L’école, que Jordan Bardella et ses affidés nous promettent, serait aussi une école de l’épuration et de la délation : tout chef d’établissement qui n’appliquerait pas les « sanctions planchers » lors des conseils de discipline serait sanctionné ; de même, tout inspecteur qui, contrôlant les enseignants en matière politique, idéologique et religieuse, serait contraint de signaler « les cas problématiques en la manière » sous peine là encore de sanction. Ceci rappelle furieusement ce qu’exigeait le régime de Vichy de ses recteurs et de ses inspecteurs d’académie : la transmission de liste de noms des fonctionnaires à « l’activité coupable », à défaut d’être eux-mêmes sanctionnés, voire révoqués. Cette épuration n’épargnera pas non plus les enfants « perturbateurs » orientés vers des centres spécialisés ou centres éducatifs fermés, dont on sait l’échec retentissant du temps du président Sarkozy, et ils le seront sans retour possible, au mépris du principe d’éducabilité pourtant inscrit dans le code de l’éducation
Ce serait enfin une école où l’inégalité serait juridiquement consacrée. Avec la suppression de la discrimination positive inscrite dans la Constitution, c’est le principe même de l’universalisme proportionné aux difficultés scolaires et sociales des écoles et des établissements qui serait aboli, et l’éducation prioritaire, qui concerne les établissements où se concentrent les élèves les plus en difficultés sociales et scolaires, qui disparaîtrait des politiques publiques. Pour l’école privée socialement privilégiée, très majoritairement catholique et financée par l’argent public, ce parti ne dit rien. Il est vrai qu’il est apparu récemment qu’un de ses soutiens financiers est un catholique intégriste de Versailles dont on peut se douter que la laïcité n’est pas la première des préoccupations contrairement à ce que martèle régulièrement le rassemblement national. A propos de laïcité versus contestation des enseignements, on a vu comment l’éducation à la sexualité a pu être combattue et des enseignants mis en cause par des parents dits « vigilants ». On peut donc s’attendre au pire quand les dirigeants disent qu’il n’est pas question de cela mais quand, en même temps, en pratique, les chiens sont lâchés.

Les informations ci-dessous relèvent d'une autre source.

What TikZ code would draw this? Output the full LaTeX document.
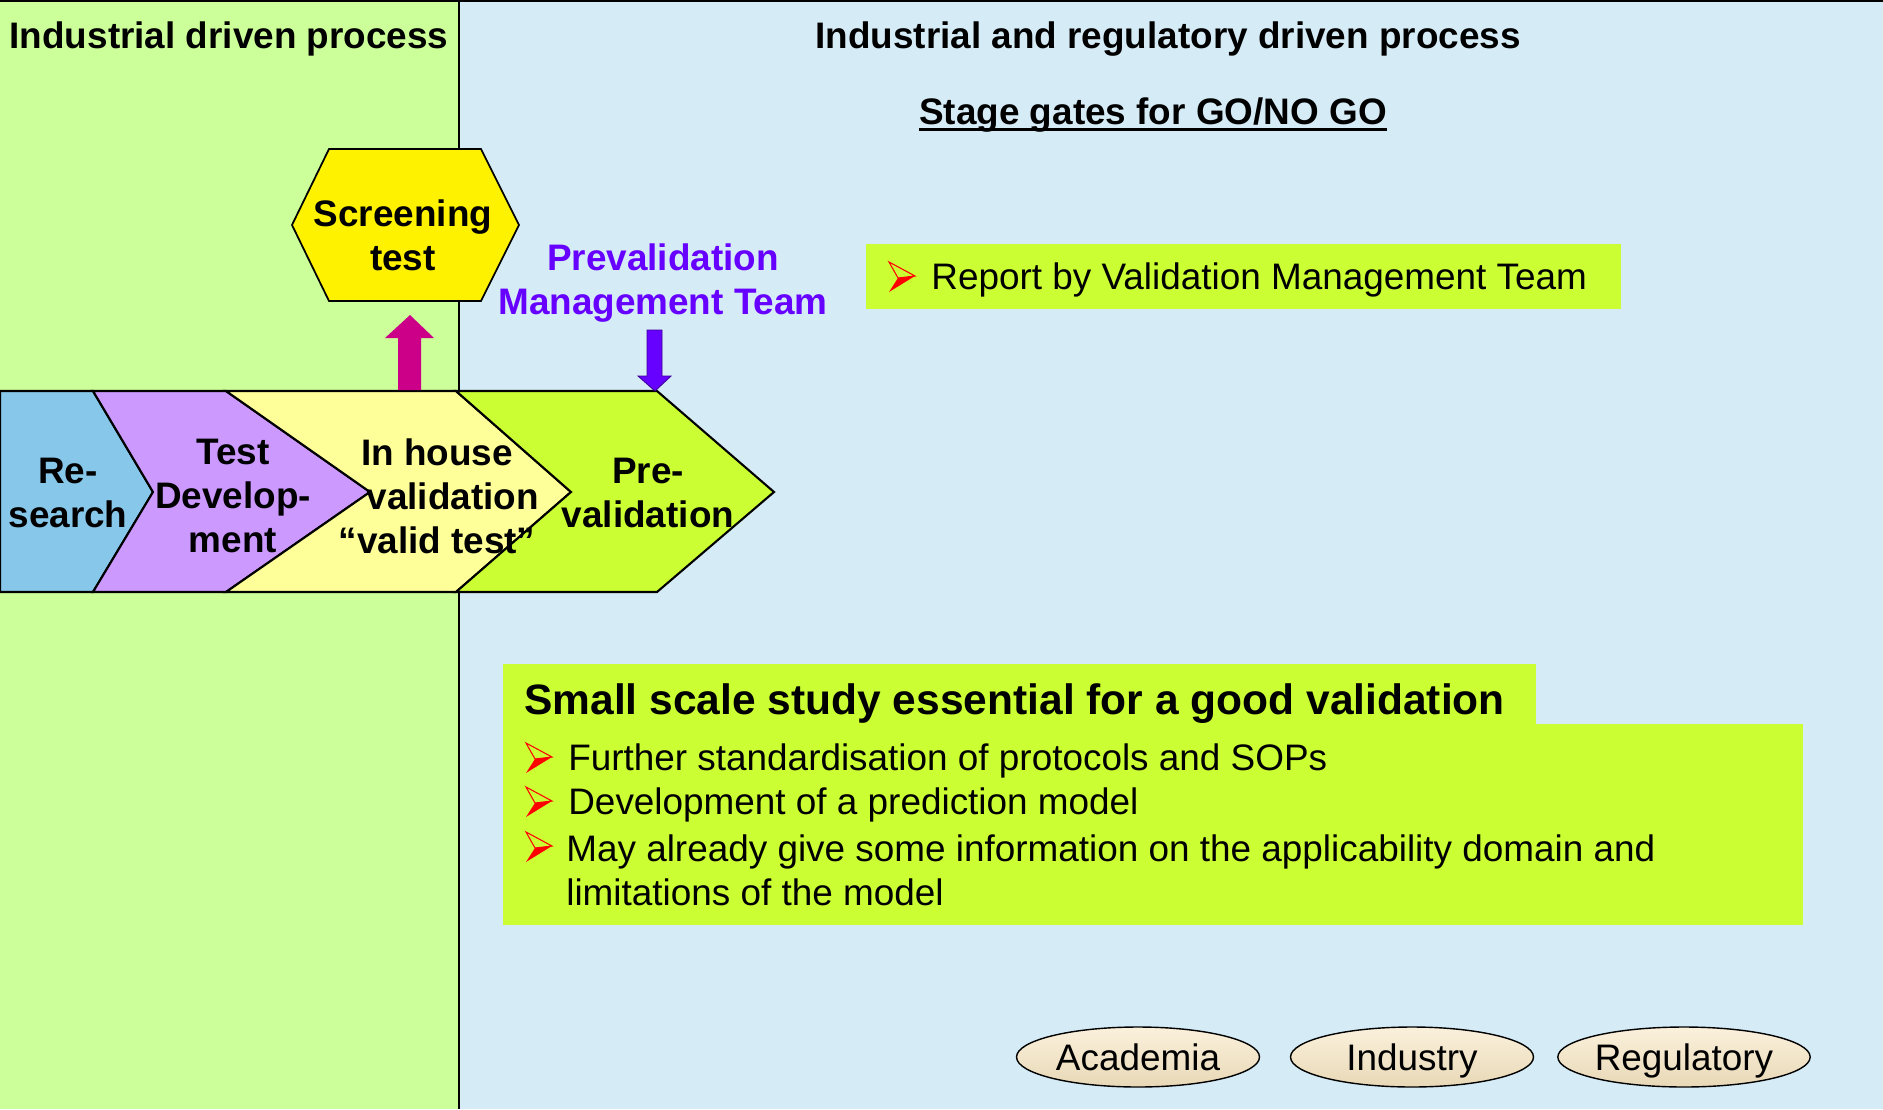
\documentclass[tikz,border=0pt]{standalone}
\usepackage{fontspec}
\setmainfont{Liberation Sans}
\usetikzlibrary{shapes.geometric}

\definecolor{leftgreen}{HTML}{CCFF99}
\definecolor{rightblue}{HTML}{D5EBF6}
\definecolor{limebox}{HTML}{CCFF33}
\definecolor{skyblue}{HTML}{87C7EA}
\definecolor{lilac}{HTML}{CC99FF}
\definecolor{paleyellow}{HTML}{FFFF99}
\definecolor{screenmagenta}{HTML}{CC0088}
\definecolor{pmtviolet}{HTML}{6600FF}
\definecolor{creamtop}{HTML}{FBF1DC}
\definecolor{creambottom}{HTML}{E8D8B6}

\tikzset{bulletarrow/.pic={
  \draw[red, line width=0.6pt, line join=miter] (-13,-15) -- (13,-1) -- (-4,1) -- cycle;
  \fill[red] (-4,1) -- (13,-1) -- (-13,15) -- cycle;
}}

\begin{document}
\begin{tikzpicture}
  [x=0.02cm, y=-0.02cm]
  \tikzstyle{boldtext}  = [font=\fontsize{21pt}{25pt}\selectfont\bfseries, align=center, inner sep=0pt];
  \tikzstyle{plaintext} = [font=\fontsize{21pt}{25pt}\selectfont, inner sep=0pt];
  \tikzstyle{chevron}   = [draw=black, line width=1.2pt, line join=miter];
  \tikzstyle{party}     = [ellipse, draw=black, line width=0.8pt, top color=creamtop, bottom color=creambottom,
                           minimum width=4.86cm, minimum height=1.2cm, plaintext, text height=15pt, text depth=0pt];

  \useasboundingbox (0,0) rectangle (1883,1109);

  % panels
  \fill[leftgreen] (0,0) rectangle (459,1109);
  \fill[rightblue] (459,0) rectangle (1883,1109);
  \draw[line width=1pt] (0,1) -- (1883,1);
  \draw[line width=1pt] (459,0) -- (459,1109);

  \node[boldtext] (indtitle) at (229,39) {Industrial driven process};
  \node[boldtext] (regtitle) at (1168,39) {Industrial and regulatory driven process};
  \node[boldtext] (gates) at (1153,115) {Stage gates for GO/NO GO};
  \draw[line width=1.6pt] ([yshift=-3pt]gates.base west) -- ([yshift=-3pt]gates.base east);

  % chevrons
  \draw[chevron, fill=skyblue]    (0,391) -- (93,391) -- (153,492) -- (93,592) -- (0,592) -- cycle;
  \draw[chevron, fill=lilac]      (93,391) -- (226,391) -- (370,492) -- (226,592) -- (93,592) -- (153,492) -- cycle;
  \draw[chevron, fill=paleyellow] (226,391) -- (456,391) -- (571,492) -- (456,592) -- (226,592) -- (370,492) -- cycle;
  \draw[chevron, fill=limebox]    (456,391) -- (657,391) -- (774,492) -- (657,592) -- (456,592) -- (571,492) -- cycle;

  \node[boldtext] (research) at (68,493) {Re-\\search};
  \node[boldtext] (testdev) at (233,496) {Test\\Develop-\\ment};
  \node[boldtext] (inhouse) at (437,496) {In house\\\hspace*{0.85em}validation\\“valid test”};
  \node[boldtext] (preval) at (648,493) {Pre-\\validation};

  % screening test
  \draw[fill=yellow, line width=1pt] (329,149) -- (481,149) -- (519,225) -- (481,301) -- (329,301) -- (292,225) -- cycle;
  \node[boldtext] (screen) at (403,235) {Screening\\test};
  \fill[screenmagenta] (398,390) -- (398,338) -- (385,338) -- (410,315) -- (434,338) -- (421,338) -- (421,390) -- cycle;

  % prevalidation team
  \node[boldtext, text=pmtviolet] (pmt) at (663,283) {Prevalidation\\Management Team};
  \filldraw[fill=pmtviolet, draw=pmtviolet!60!black, line width=0.5pt]
    (647,330) -- (662,330) -- (662,376) -- (671,376) -- (655,391) -- (638,376) -- (647,376) -- cycle;

  % report box
  \fill[limebox] (866,244) rectangle (1621,309);
  \pic at (902,277) {bulletarrow};
  \node[plaintext, anchor=west] (report) at (931,280) {Report by Validation Management Team};

  % small scale study
  \fill[limebox] (503,664) rectangle (1536,724);
  \fill[limebox] (503,724) rectangle (1803,925);
  \node[font=\fontsize{24.2pt}{29pt}\selectfont\bfseries, inner sep=0pt, anchor=west] (smallscale) at (524,704)
    {Small scale study essential for a good validation};
  \pic at (539,758) {bulletarrow};
  \pic at (539,802) {bulletarrow};
  \pic at (539,847) {bulletarrow};
  \node[plaintext, anchor=west] (sops) at (568,761) {Further standardisation of protocols and SOPs};
  \node[plaintext, anchor=west] (model) at (568,805) {Development of a prediction model};
  \node[plaintext, anchor=west, align=left] (domain) at (566,870)
    {May already give some information on the applicability domain and\\limitations of the model};

  % parties
  \node[party] (academia) at (1138,1057) {Academia};
  \node[party] (industry) at (1412,1057) {Industry};
  \node[party] (regulatory) at (1684,1057) {Regulatory};

\end{tikzpicture}
\end{document}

L’ère macronienne a largement préparé les esprits à cette école régressive en singeant ce programme sur beaucoup de points. Loin d’être un rempart contre l’extrême droite, le président Macron n’a cessé de lui préparer l’accès au pouvoir. En introduisant la fin du collège unique, quoiqu’en dise la circulaire de rentrée, l’uniforme à l’école, la labellisation ministérielle des manuels, la focalisation sur les fondamentaux, la réduction horaire des enseignements généraux dans les lycée professionnels et l’article L. 111.3-1 du code de l’éducation qui insiste sur « l’engagement et l’exemplarité des personnels », il a contribué à banaliser des idées délétères et a laissé croire à la faible différence entre ce qui est aujourd’hui et ce qui peut advenir demain avec l’extrême droite. Il a préparé les esprits à la résignation et à l’obéissance.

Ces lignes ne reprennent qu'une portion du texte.